Elisabeth Engberg-Pedersen
Elisabeth Engberg-Pedersen is a Danish linguist and professor of applied linguistics at the University of Copenhagen. She has contributed significantly to the description of Danish Sign Language and was the only sign language linguist in Denmark from 1978 to 2004. She is considered an important figure in the development of Danish functional linguistics, and has also studied autism and the relation between language and cognition from a cognitive-functional perspective with focus on semantics and pragmatics. She is the sister of Troels Engberg-Pedersen.
In the media, she has participated in discussions of the use of cochlear implants in deaf children and its effect on the status of Danish Sign Language, arguing that the removal of support for Danish Sign Language and resources associated with it has negative consequences.
Career
Elisabeth Engberg-Pedersen has a cand.mag. degree in linguistics and Danish from 1979 and was employed at the University of Copenhagen from 1983–1985 after which she was assistant professor of the psychology of language 1984–1989. In 1989–1992 she was a research consultant at Døves Center for Total Kommunikation. She was then employed at the University of Copenhagen again in 1992–1993 and received the dr.phil. degree for her dissertation Space in Danish Sign Language in 1993, and was then associate professor in linguistics from 1994 to 2009 where she became full professor in applied linguistics.In 2012, a special issue of the Linguistic Circle of Copenhagen's journal Acta Linguistica Hafniensia was published dedicated to Elisabeth Engberg-Pedersen on the occasion of her 60th birthday. She retired in November 2022.

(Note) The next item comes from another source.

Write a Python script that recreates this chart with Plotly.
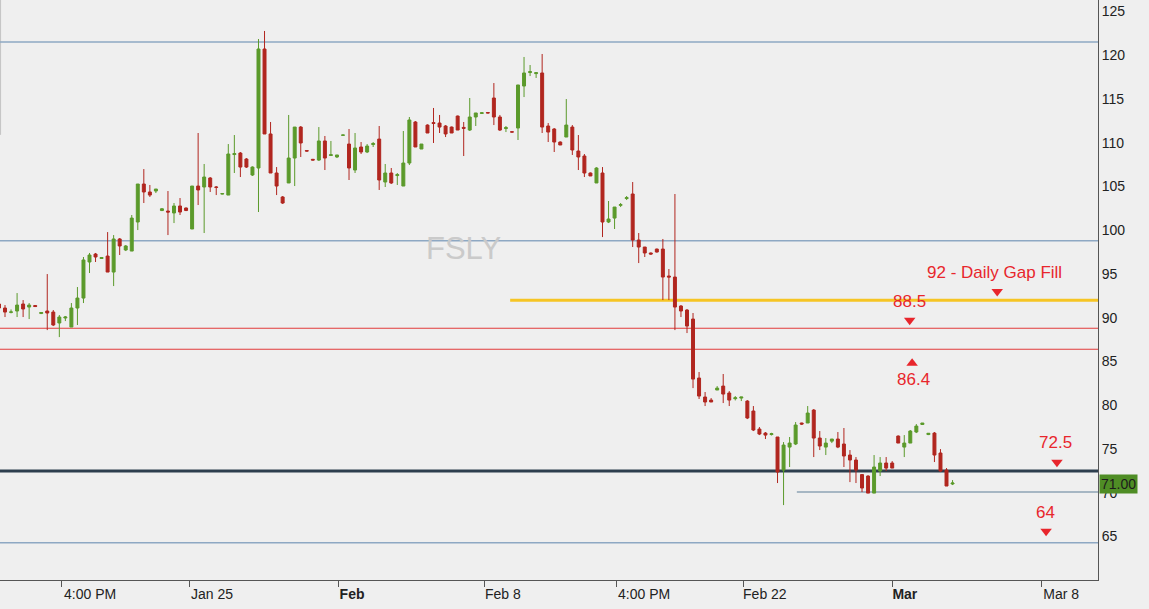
import plotly.graph_objects as go

# ---------------- data ----------------
opens = [91.57, 91.11, 90.62, 90.77, 91.57, 91.22, 91.40, 90.48, 90.77, 90.65,
         89.40, 89.97, 88.94, 91.11, 92.25, 96.37, 97.28, 96.77, 97.05, 95.22,
         99.00, 97.74, 97.62, 100.94, 105.28, 104.37, 104.48, 102.25, 102.19, 101.97,
         102.77, 102.54, 100.14, 105.05, 104.94, 105.97, 104.94, 104.14, 104.02, 108.65,
         108.82, 108.14, 106.31, 107.11, 120.71, 111.00, 106.54, 103.80, 105.40, 108.25,
         111.79, 109.10, 108.10, 108.02, 110.20, 108.55, 108.37, 110.85, 109.85, 106.88,
         109.51, 108.94, 109.80, 110.42, 105.51, 106.54, 106.25, 105.05, 107.68, 112.37,
         109.28, 112.02, 112.30, 112.25, 111.91, 111.79, 113.05, 111.75, 111.45, 112.94,
         113.35, 113.45, 115.11, 112.94, 111.62, 111.25, 111.68, 116.48, 118.02, 117.90,
         117.97, 111.91, 111.57, 110.08, 110.65, 111.79, 109.05, 108.48, 106.54, 105.40,
         106.54, 100.94, 101.39, 102.85, 103.62, 104.14, 98.88, 98.08, 97.40, 97.85,
         97.85, 94.77, 94.65, 91.34, 90.88, 89.85, 83.11, 80.94, 80.59, 81.74,
         82.19, 81.40, 80.75, 80.82, 80.48, 79.34, 77.28, 76.82, 76.65, 76.37,
         72.59, 75.22, 75.57, 77.97, 77.97, 79.45, 76.25, 75.22, 75.90, 76.14,
         75.57, 74.31, 73.74, 72.08, 71.91, 69.96, 72.48, 73.40, 73.40, 76.48,
         75.22, 75.68, 76.94, 77.80, 76.65, 76.82, 74.54, 72.59, 71.00]
highs = [91.79, 91.45, 90.95, 92.82, 92.02, 91.68, 91.45, 90.60, 94.99, 90.88,
         90.31, 90.20, 91.68, 93.51, 96.94, 97.40, 97.40, 96.88, 99.79, 99.45,
         99.11, 98.31, 101.74, 105.28, 106.99, 105.17, 104.71, 102.54, 104.48, 103.11,
         103.68, 102.60, 105.05, 111.11, 107.57, 106.08, 105.05, 104.20, 109.85, 110.88,
         108.94, 108.25, 107.30, 121.85, 122.77, 112.37, 107.22, 103.91, 113.17, 111.79,
         111.91, 109.15, 108.15, 111.79, 110.77, 110.20, 108.60, 110.90, 111.57, 111.11,
         110.08, 109.85, 110.08, 111.91, 107.57, 107.11, 106.54, 111.34, 112.94, 112.48,
         109.85, 112.10, 113.97, 113.17, 112.02, 111.85, 113.10, 112.37, 115.11, 113.40,
         113.45, 113.50, 116.82, 113.17, 111.91, 111.30, 116.60, 119.80, 118.88, 118.08,
         120.14, 112.25, 111.68, 110.15, 114.99, 112.02, 110.88, 108.71, 106.60, 107.20,
         107.22, 103.34, 102.65, 103.11, 103.91, 105.51, 99.68, 98.08, 97.45, 97.90,
         99.00, 95.57, 104.14, 91.45, 91.00, 90.54, 83.80, 81.51, 80.82, 82.19,
         83.57, 81.62, 81.05, 80.94, 80.59, 79.91, 77.51, 76.94, 76.85, 76.37,
         75.79, 76.37, 78.08, 78.00, 79.91, 79.57, 77.05, 76.25, 76.14, 76.94,
         77.40, 74.88, 74.08, 72.08, 72.00, 74.31, 74.08, 74.08, 73.62, 76.55,
         76.59, 77.17, 77.85, 77.97, 76.82, 76.94, 74.99, 72.82, 71.45]
lows = [90.88, 90.08, 90.50, 90.08, 90.08, 89.85, 91.22, 90.42, 88.59, 89.05,
        87.79, 89.62, 88.94, 89.17, 91.68, 95.11, 96.37, 96.77, 95.22, 93.62,
        97.17, 97.62, 97.62, 100.02, 103.11, 103.80, 104.25, 102.19, 99.45, 100.82,
        101.74, 102.19, 100.14, 102.88, 99.68, 104.37, 104.02, 104.10, 104.02, 106.54,
        106.08, 107.11, 106.20, 102.08, 111.00, 106.54, 104.02, 103.00, 105.40, 105.05,
        108.37, 109.00, 108.00, 107.91, 106.88, 108.48, 108.25, 110.80, 105.74, 106.54,
        108.71, 108.82, 109.51, 104.60, 104.94, 105.28, 105.17, 105.05, 107.45, 109.51,
        109.28, 111.11, 109.97, 111.11, 110.65, 111.11, 111.45, 108.48, 111.34, 111.91,
        113.30, 113.38, 112.02, 111.34, 111.22, 111.20, 110.31, 115.22, 117.62, 117.40,
        111.11, 110.08, 108.94, 109.74, 110.65, 108.60, 106.88, 106.08, 106.20, 105.40,
        99.22, 100.82, 100.14, 102.65, 103.45, 98.08, 96.25, 96.94, 97.20, 97.45,
        92.02, 92.02, 88.59, 90.08, 88.25, 81.96, 80.71, 79.91, 80.37, 81.74,
        80.25, 79.91, 80.55, 80.48, 78.42, 77.05, 76.59, 76.14, 76.55, 71.11,
        68.59, 72.94, 75.45, 77.74, 77.97, 74.08, 74.88, 74.31, 75.68, 75.10,
        72.94, 71.22, 71.11, 70.08, 69.96, 69.96, 71.91, 72.48, 72.82, 75.68,
        74.08, 75.68, 76.82, 77.74, 76.59, 73.51, 72.37, 70.77, 70.88]
closes = [91.11, 90.65, 90.66, 91.45, 91.00, 91.45, 91.28, 90.60, 90.54, 89.17,
          90.08, 90.08, 91.11, 92.25, 96.60, 97.17, 96.94, 96.88, 95.22, 99.00,
          98.20, 98.20, 101.39, 105.28, 104.37, 104.02, 104.71, 102.45, 102.08, 102.77,
          102.08, 102.25, 105.05, 104.60, 106.08, 104.94, 104.90, 104.18, 108.71, 108.75,
          107.22, 107.22, 107.22, 120.71, 111.00, 106.54, 105.05, 103.11, 108.25, 111.79,
          109.97, 109.05, 108.02, 110.20, 108.25, 108.62, 108.60, 110.88, 107.11, 109.40,
          108.94, 109.62, 109.90, 105.74, 106.54, 105.40, 106.35, 107.68, 112.60, 109.51,
          109.85, 111.11, 112.20, 111.79, 111.00, 111.11, 111.45, 111.65, 112.94, 113.40,
          113.42, 113.40, 112.94, 111.45, 111.72, 111.22, 116.60, 117.97, 118.12, 118.00,
          111.79, 111.22, 110.08, 109.74, 112.02, 109.17, 108.37, 106.54, 106.20, 107.11,
          100.94, 101.28, 102.65, 102.92, 103.72, 98.88, 98.08, 97.40, 97.28, 97.51,
          94.65, 94.65, 91.22, 90.77, 89.05, 82.99, 81.05, 80.37, 80.37, 81.96,
          81.28, 80.59, 80.85, 80.94, 78.54, 77.17, 76.71, 76.59, 76.75, 72.37,
          75.45, 75.68, 77.74, 77.85, 79.11, 76.25, 75.34, 75.68, 76.14, 75.22,
          74.20, 73.74, 72.59, 70.54, 69.96, 72.94, 73.40, 72.82, 72.82, 75.68,
          75.68, 77.05, 77.62, 77.97, 76.80, 74.31, 72.48, 70.77, 71.11]

tick_marks = [10.4, 31.5, 56.3, 80.4, 102.4, 123.3, 148.1, 172.8]
label_centers = [15.1, 35.3, 58.5, 83.5, 106.9, 126.9, 150.1, 176.0]
tick_labels = ["4:00 PM", "Jan 25", "<b>Feb</b>", "Feb 8", "4:00 PM", "Feb 22", "<b>Mar</b>", "Mar 8"]
price_ticks = [65, 70, 75, 80, 85, 90, 95, 100, 105, 110, 115, 120, 125]

steel_levels = [121.5, 98.8, 64.3]
red_levels = [88.8, 86.4]
gap_fill_level = 92.0
gap_fill_start = 84.7
support_level = 72.5
recent_low_level = 70.1
recent_low_start = 132.2
last_price = 71.00

note_texts = ["92 - Daily Gap Fill", "88.5", "86.4", "72.5", "64"]
note_x = [165.0, 150.9, 151.6, 175.1, 173.4]
note_y = [95.2, 91.9, 82.9, 75.7, 67.7]
arrow_x = [165.4, 150.9, 151.3, 175.3, 173.5]
arrow_y = [93.0, 89.7, 84.8, 73.5, 65.6]
arrow_symbols = ["triangle-down", "triangle-down", "triangle-up", "triangle-down", "triangle-down"]

x_range = [0.17, 182.1]
y_range = [60.03, 126.31]

# ---------------- figure ----------------
GREEN = "#5b9a2b"
RED = "#b1261f"
TXT_RED = "#e8262c"
BG = "#efefef"

idx = list(range(len(opens)))
fig = go.Figure()
fig.add_trace(go.Candlestick(
    x=idx, open=opens, high=highs, low=lows, close=closes,
    increasing=dict(line=dict(color=GREEN, width=1), fillcolor=GREEN),
    decreasing=dict(line=dict(color=RED, width=1), fillcolor=RED),
    showlegend=False, hoverinfo="skip"))

# invisible trace to carry the label axis
fig.add_trace(go.Scatter(x=label_centers, y=[y_range[0]] * len(label_centers),
                         xaxis="x2", yaxis="y", mode="markers",
                         marker=dict(opacity=0), showlegend=False, hoverinfo="skip"))

fig.add_trace(go.Scatter(x=arrow_x, y=arrow_y, mode="markers",
                         marker=dict(symbol=arrow_symbols, size=10, color=TXT_RED),
                         showlegend=False, hoverinfo="skip"))

shapes = []
for lv in steel_levels:
    shapes.append(dict(type="line", xref="x", yref="y", x0=x_range[0] - 1, x1=x_range[1],
                       y0=lv, y1=lv, line=dict(color="#8ea8c3", width=1.5), layer="below"))
for lv in red_levels:
    shapes.append(dict(type="line", xref="x", yref="y", x0=x_range[0] - 1, x1=x_range[1],
                       y0=lv, y1=lv, line=dict(color="#e23b3b", width=1.2), layer="below"))
shapes.append(dict(type="line", xref="x", yref="y", x0=gap_fill_start, x1=x_range[1],
                   y0=gap_fill_level, y1=gap_fill_level,
                   line=dict(color="#f6c524", width=3), layer="below"))
shapes.append(dict(type="line", xref="x", yref="y", x0=x_range[0] - 1, x1=x_range[1],
                   y0=support_level, y1=support_level,
                   line=dict(color="#2d3e4e", width=3), layer="below"))
shapes.append(dict(type="line", xref="x", yref="y", x0=recent_low_start, x1=x_range[1],
                   y0=recent_low_level, y1=recent_low_level,
                   line=dict(color="#8ea3b5", width=1.5), layer="below"))
# faint frame stub at the left edge
shapes.append(dict(type="line", xref="paper", yref="y", x0=0.0005, x1=0.0005,
                   y0=110.9, y1=y_range[1], line=dict(color="#c4c4c4", width=1), layer="below"))

annotations = []
for t, ax_, ay_ in zip(note_texts, note_x, note_y):
    annotations.append(dict(x=ax_, y=ay_, xref="x", yref="y", text=t, showarrow=False,
                            font=dict(family="Liberation Sans, Arial, sans-serif", size=17,
                                      color=TXT_RED)))
annotations.append(dict(x=76.9, y=97.9, xref="x", yref="y", text="FSLY", showarrow=False,
                        font=dict(family="Liberation Sans, Arial, sans-serif", size=31,
                                  color="#cacaca")))
annotations.append(dict(x=1, y=last_price, xref="paper", yref="y", text="71.00",
                        showarrow=False, xanchor="left", xshift=1,
                        bgcolor="#4f8d25", borderpad=1,
                        font=dict(family="Liberation Sans, Arial, sans-serif", size=14,
                                  color="#1c1c1c")))

fig.update_layout(
    width=1149, height=609,
    margin=dict(l=0, r=51, t=0, b=29, pad=0),
    paper_bgcolor=BG, plot_bgcolor=BG,
    shapes=shapes, annotations=annotations,
    showlegend=False,
    xaxis=dict(range=x_range, rangeslider=dict(visible=False), showgrid=False,
               zeroline=False, showline=True, linecolor="#555555", linewidth=1,
               tickmode="array", tickvals=tick_marks, ticktext=[""] * len(tick_marks),
               ticks="outside", ticklen=6, tickcolor="#555555", showticklabels=False),
    xaxis2=dict(range=x_range, overlaying="x", anchor="y", side="bottom",
                showgrid=False, zeroline=False, showline=False,
                tickmode="array", tickvals=label_centers, ticktext=tick_labels,
                ticks="", ticklabelstandoff=4,
                tickfont=dict(family="Liberation Sans Narrow, Arial Narrow, Liberation Sans, Arial",
                              size=14, color="#222222")),
    yaxis=dict(range=y_range, side="right", showgrid=False, zeroline=False,
               showline=True, linecolor="#555555", linewidth=1,
               tickmode="array", tickvals=price_ticks, ticks="",
               tickfont=dict(family="Liberation Sans, Arial, sans-serif", size=14,
                             color="#222222")),
)

fig.write_html("out.html")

Memberships, organizations and prizes
Several institutions focused on Danish Sign Language has had boards or representations including her. The Danish Sign Language Council within the Danish Language Council had her as chair from its inception in 2015 until 2021, and she was chair of the committee for the bachelor's degree in sign language interpreting and board member at the Center for Tegnsprog og Tegnstøttet Kommunikation – KC. In 1994, she received the Castberg prize for her work on Danish Sign Language. In 2023, she received Einar Hansen's Honorary Award.She is also included in the Royal Danish Academy of Sciences and Letters and Krak's Blue Book.
As part of her academic work, she is a member of the editorial group of the journal Acta Linguistica Hafniensia and is chair of Martin Levys Mindelegat.